Has your butter become less spreadable?

No. I have never even considered that. If I try it, I’ll let you know how it worked.

I keep mine at room temp, which is about 74 during the summer and the winter, and it does seem that the butter has become less spreadable over the last five months. I mean, it seems so enough that I instantly opened this thread to see if there was a reason for it. Now, the butter dish is somewhat close to an exterior window. Placing my hand near the butter dish, it doesn’t seem to be much, if any, temperature difference with room temperature, but maybe a couple degrees can make a big difference in spreadability.

The difference in spreadability is not a subtle thing. It is like cream cheese versus cheddar. My house is temperature controlled and it isn’t the few degrees of difference, in my view.

Where are you storing your butter, pre-spreading? We find that if we have the butter dish in a kitchen cupboard against the outdoor wall, it’s always hard to spread. We moved it to a kitchen cupboard against an interior wall, and easy-peasy spreading.

It’s on the counter, maybe I will try moving it. It’s not particularly close to anything outside.

Could you buy a 100% grass-fed butter, instead?

Probably buying better butter would be less bitter.

Butter is way over-rated in my opinion.
Give me a good tub of ‘I can’t believe it’s not butter’ and I can be happy.
Unless…a recipe clearly states it needs real butter.

BTW: don’t buy the huge tub of fake butter. It does pick up other tastes from the fridge.

I don’t much like the taste of “I can’t believe it’s not butter”.

But I love the incredulousness.

Ah, well, there’s the problem. Your butter bell is like a newborn baby, and it must be treated as such.

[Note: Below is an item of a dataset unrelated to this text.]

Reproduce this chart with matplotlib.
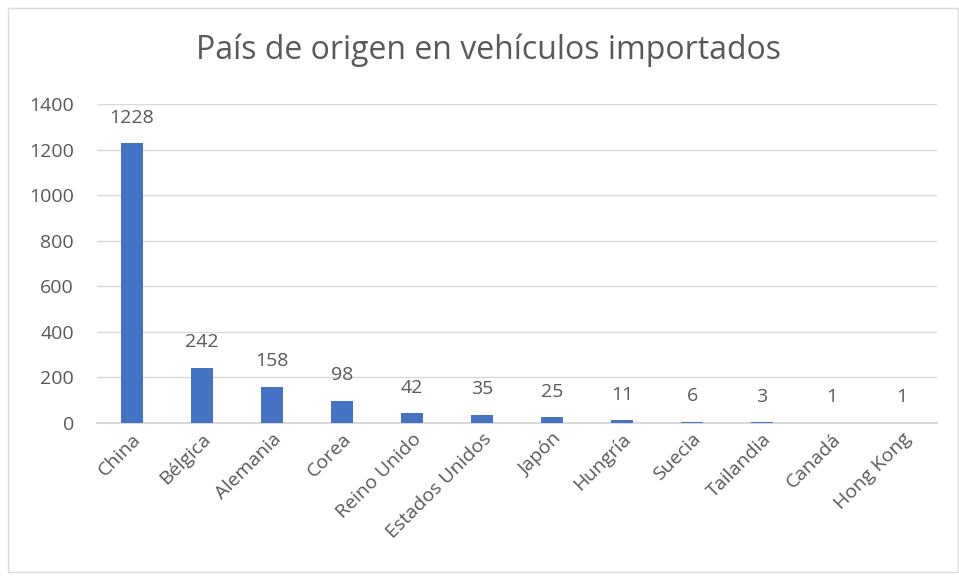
import matplotlib.pyplot as plt
from matplotlib.patches import Rectangle
import numpy as np

paises = ["China", "Bélgica", "Alemania", "Corea", "Reino Unido", "Estados Unidos",
          "Japón", "Hungría", "Suecia", "Tailandia", "Canadá", "Hong Kong"]
vehiculos = [1228, 242, 158, 98, 42, 35, 25, 11, 6, 3, 1, 1]
yticks = [0, 200, 400, 600, 800, 1000, 1200, 1400]

TEXT = "#595959"
GRID = "#D9D9D9"
BAR = "#4472C4"

plt.rcParams["font.family"] = ["Open Sans", "DejaVu Sans"]

fig = plt.figure(figsize=(9.59, 5.80), dpi=100)
fig.patches.append(Rectangle((8 / 959, 8 / 580), 950 / 959, 564 / 580,
                             transform=fig.transFigure, fill=False,
                             edgecolor=GRID, lw=1))

ax = fig.add_axes([97 / 959, 1 - 423 / 580, 840 / 959, 319 / 580])
x = np.arange(len(paises))
ax.bar(x, vehiculos, width=0.31, color=BAR, zorder=3)
for xi, v in zip(x, vehiculos):
    ax.annotate(str(v), (xi, v), xytext=(0, 12), textcoords="offset points",
                ha="center", va="bottom", fontsize=14, color=TEXT)

ax.set_xlim(-0.5, len(paises) - 0.5)
ax.set_ylim(0, 1400)
ax.set_yticks(yticks)
ax.set_yticklabels([str(t) for t in yticks], fontsize=14, color=TEXT)
ax.set_xticks(x)
ax.set_xticklabels(paises, rotation=45, ha="right", rotation_mode="anchor",
                   fontsize=14, color=TEXT)
ax.tick_params(axis="both", length=0)
ax.tick_params(axis="y", pad=16.5)
ax.tick_params(axis="x", pad=5)
ax.grid(axis="y", color=GRID, lw=1, zorder=0)
for s in ["top", "right", "left"]:
    ax.spines[s].set_visible(False)
ax.spines["bottom"].set_color(GRID)
ax.spines["bottom"].set_linewidth(1.5)

fig.text(488 / 959, 1 - 50 / 580, "País de origen en vehículos importados",
         ha="center", va="center", fontsize=23, color=TEXT)

fig.savefig("out.png", dpi=100)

When you adopt a butter bell baby into your home you must forget about sleeping through the night, taking vacations, “me” time and so on and so forth.

If you care for your butter bell baby correctly, you will be rewarded with fresh, soft butter to be proud of and brag to your friends about.

…until it runs off with the garlic press.

On a more serious note, I find changing the water ~once/week keeps the butter bell mold-free.

Even the BBC is reporting on Buttergate now.

(I use canola oil margarine, personally. More money for my farming relatives and less money in the pockets of the Big Dairy cartel.)

I use ghee. Big jar of it on the counter at all times. Quality is primarily dependent on brand.

NPR has jumped on the news too.

Oh, Canada . . .

Gotta check with my daughter in BC, make sure she’s ok.

The Guardian suggested Canadians were furious at the change. That’s a bit dramatic, but I’d prefer my butter to spread than the alternative. I bought some garlic butter which did soften. I might have to resort to the half butter stuff which spreads like margarine.

These are tough and unprecedented times.

I’ve never had that problem with the butterbell - but the water can’t touch the butter. ever. if it does, the butter will mold.

Cheese grating butter is just a PITA. (I’ll do it for pie crusts, but not worth it for bread.)